Environmental law covers many practice areas, such as corporate, commercial, contract, real estate, and criminal procedure, explains Michelle Headrige at Addleshaw Goddard LLP.
After environmental incidents, a trainee may attend the site and take witness statements.

It is important to understand that, while lawyers in this practice area should have an interest in the environment, environmental lawyers need to be able to take a balanced approach. In a commercial firm, this area of law is about helping your commercial clients and businesses through the minefield of environmental regulation so that they can continue to run their operations while complying with the law.

Environmental law is a good area if you want the opportunity to progress quickly and always be in demand. Lawyers in this field need to be able to adapt to ever-changing environmental legislation. The fast pace of this practice area keeps environmental law varied, dynamic and interesting.

Working with other legal teams

Environmental law covers many practice areas, such as corporate, commercial, contract, real estate, litigation, and criminal procedure. This is a real advantage of the specialism as it means environmental lawyers get to work with almost every team in a firm.

An environmental lawyer’s work can be anything from providing environmental support on a real estate transaction or dealing with a criminal investigation by an environmental regulator, to giving advice on a particular area of environmental regulation that impacts a commercial entity and its day-to-day operations.

For environmental incidents, work can include gathering information about how the incident happened, taking witness statements, dealing with the environmental regulators who are investigating, and visiting the site of the incident. Visiting a client's site can provide valuable insight following an incident. You may need to review and understand technical information and the processes involved, say, at a manufacturing facility to properly advise your client.

In a corporate transaction where you are acting for the buyer, work can include: reviewing environmental information provided by the seller; preparing an environmental due diligence report; assessing environmental risks associated with the target business; providing advice to your client as to how they should manage these risks moving forward; and drafting environmental provisions (such as warranties and indemnities) in the contractual documents. Environmental issues may be raised last minute so it’s important to be flexible and take a pragmatic approach while trying to manage the risks for your client.

Clients can vary hugely from major PLCs and global entities through to individuals. Long working hours can be involved in environmental law – as with most areas of commercial and corporate law – where it is necessary to meet deadlines, such as the signing of a corporate deal.


The last recession had an impact on environmental law, but not as much as other areas of law. Fewer corporate and real estate transactions occurring meant a shift in the type of work environmental lawyers did. We have a varied practice and do a lot of regulatory work, which formed a greater percentage of my firm’s work during this period.

What sort of work will you be given as a trainee solicitor? 

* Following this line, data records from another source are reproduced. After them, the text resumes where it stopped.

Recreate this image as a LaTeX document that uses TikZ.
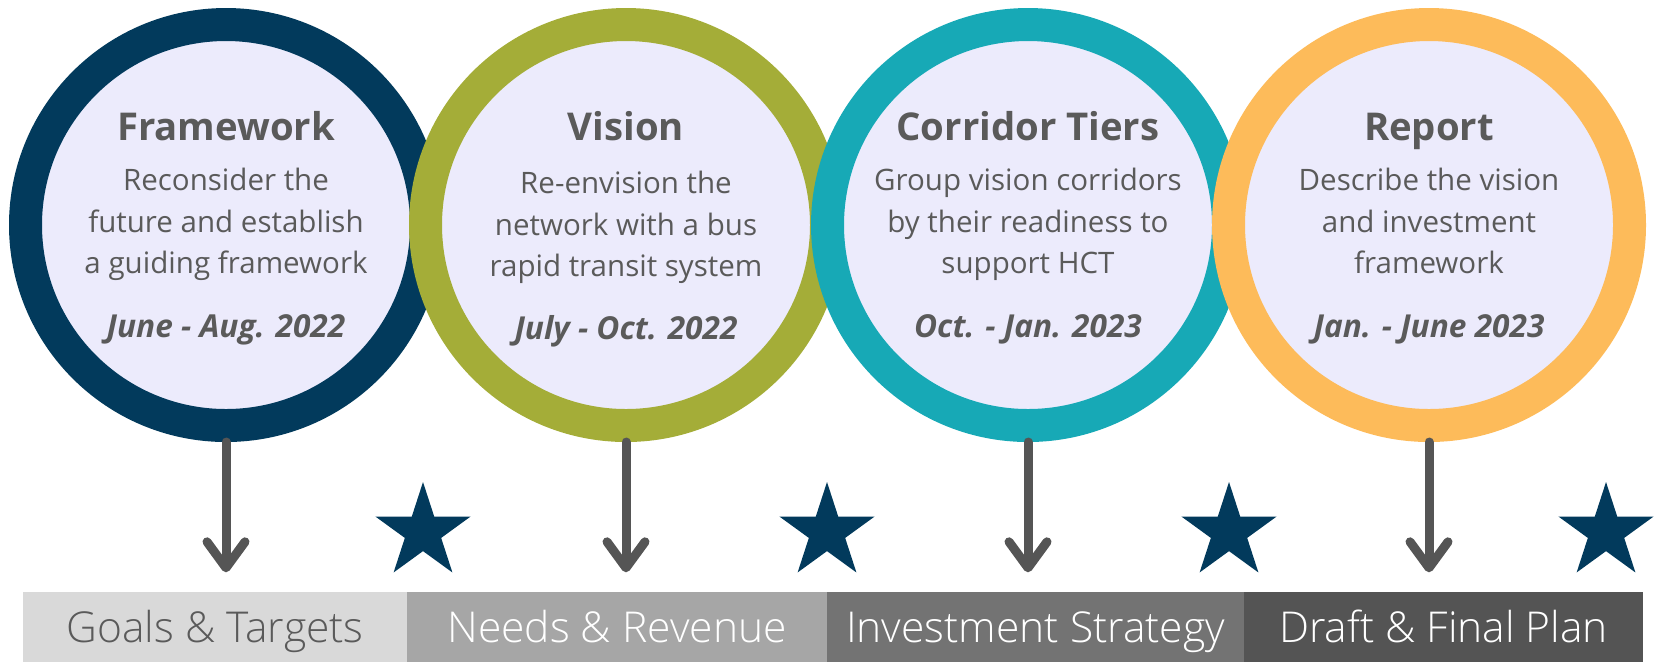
\documentclass[tikz,border=0pt]{standalone}
\usepackage{fontspec}
\setmainfont{Open Sans}
\newfontfamily\barfont{Open Sans Light}
\usetikzlibrary{shapes.geometric,arrows.meta}

\definecolor{navy}{HTML}{023A5C}
\definecolor{olive}{HTML}{A4AD38}
\definecolor{teal}{HTML}{17A9B6}
\definecolor{amber}{HTML}{FDBB5A}
\definecolor{lavender}{HTML}{ECEBFC}
\definecolor{ink}{HTML}{5A5A5A}
\definecolor{arrowgray}{HTML}{555555}
\definecolor{barA}{HTML}{D9D9D9}
\definecolor{barB}{HTML}{A6A6A6}
\definecolor{barC}{HTML}{737373}
\definecolor{barD}{HTML}{545454}

\tikzstyle{phase}=[shape=circle,fill=lavender,line width=3.3mm,minimum size=40.1mm,inner sep=0pt]
\tikzstyle{title}=[anchor=base,text=ink,font=\fontsize{10.9}{12}\selectfont\bfseries]
\tikzstyle{body}=[anchor=base,text=ink,align=center,font=\fontsize{8.4}{11.67}\selectfont]
\tikzstyle{date}=[anchor=base,text=ink,font=\fontsize{9}{10}\selectfont\bfseries\itshape]
\tikzstyle{flow}=[draw=arrowgray,line width=0.9mm,line cap=round,-{Straight Barb[length=2.6mm,width=3.8mm,line cap=round,line join=round]},shorten >=1.9mm]
\tikzstyle{milestone}=[shape=star,star points=5,star point ratio=2.618,minimum size=10mm,inner sep=0pt,fill=navy]
\tikzstyle{bar}=[shape=rectangle,minimum height=7mm,inner sep=0pt,text height=3.1mm,text depth=0mm,font=\barfont\fontsize{12.1}{14}\selectfont]

\begin{document}
\begin{tikzpicture}[x=0.1mm,y=-0.1mm]
\useasboundingbox (0,0) rectangle (1656,662);
% bottom bar
\node[bar,fill=barA,text=ink,minimum width=38.4mm] (g1) at (215,627) {Goals \& Targets};
\node[bar,fill=barB,text=white,minimum width=42mm] (g2) at (617,627) {Needs \& Revenue};
\node[bar,fill=barC,text=white,minimum width=41.7mm] (g3) at (1035.5,627) {Investment Strategy};
\node[bar,fill=barD,text=white,minimum width=39.9mm] (g4) at (1443.5,627) {Draft \& Final Plan};
% 1st phase
\node[phase,draw=navy] (c1) at (226,225) {};
\node[title] (t1) at (226,140) {Framework};
\node[body] (b1) at (226,273) {Reconsider the\\future and establish\\a guiding framework};
\node[date] (d1) at (226,337) {June - Aug. 2022};
% 2nd phase
\node[phase,draw=olive] (c2) at (626,225) {};
\node[title] (t2) at (626,140) {Vision};
\node[body] (b2) at (626,276) {Re-envision the\\network with a bus\\rapid transit system};
\node[date] (d2) at (626,339) {July - Oct. 2022};
% 3rd phase
\node[phase,draw=teal] (c3) at (1028,225) {};
\node[title] (t3) at (1028,140) {Corridor Tiers};
\node[body] (b3) at (1028,273) {Group vision corridors\\by their readiness to\\support HCT};
\node[date] (d3) at (1028,337) {Oct. - Jan. 2023};
% 4th phase
\node[phase,draw=amber] (c4) at (1429,225) {};
\node[title] (t4) at (1429,140) {Report};
\node[body] (b4) at (1429,273) {Describe the vision\\and investment\\framework};
\node[date] (d4) at (1429,337) {Jan. - June 2023};
% arrows
\draw[flow] (c1.south) -- (c1.south |- g1.north);
\draw[flow] (c2.south) -- (c2.south |- g2.north);
\draw[flow] (c3.south) -- (c3.south |- g3.north);
\draw[flow] (c4.south) -- (c4.south |- g4.north);
% stars
\node[milestone] (s1) at (423,532) {};
\node[milestone] (s2) at (827,532) {};
\node[milestone] (s3) at (1229,532) {};
\node[milestone] (s4) at (1606,532) {};
\end{tikzpicture}
\end{document}
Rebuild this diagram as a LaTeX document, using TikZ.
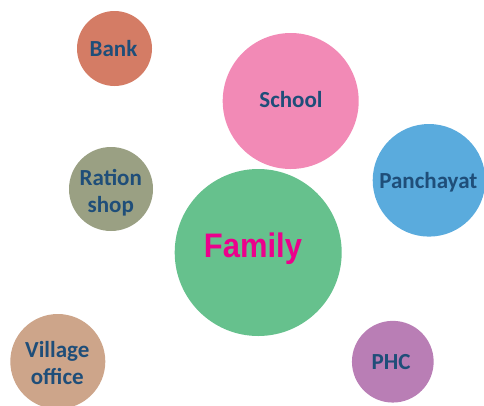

Trainees’ work on corporate transactions involves carrying out environmental due diligence and preparing drafts of environmental reports. Where there has been an environmental incident, a trainee may attend the site visit, and take and write up drafts of witness statements. As it’s a highly regulated area there is always a lot of research to be done. Generally trainees enjoy the seat because they get exposure to so many different types of client and areas of business. We always try to give the trainees in our seat as much hands-on experience as possible. For example, running the environmental part of a transaction, with supervision.

Types of law practised by enviromental solicitors 

  • European.
  • Real estate.
  • Commercial.
  • Litigation and criminal.
  • Corporate.
  • Regulatory.

Good environmental solicitors have…

  • Good research skills, and an ability to stand by your findings and debate the position you have taken on a particular point of law.
  • A genuine interest in environmental law.
  • An open mind, particularly when dealing with an environmental incident.
  • The ability to be pragmatic and apply the law to a client’s specific situation and commercial activity and give them a practical solution.

Michelle Headrige is a legal director within the construction, engineering and environment group at Addleshaw Goddard LLP. She graduated from Newcastle University with a degree in geography.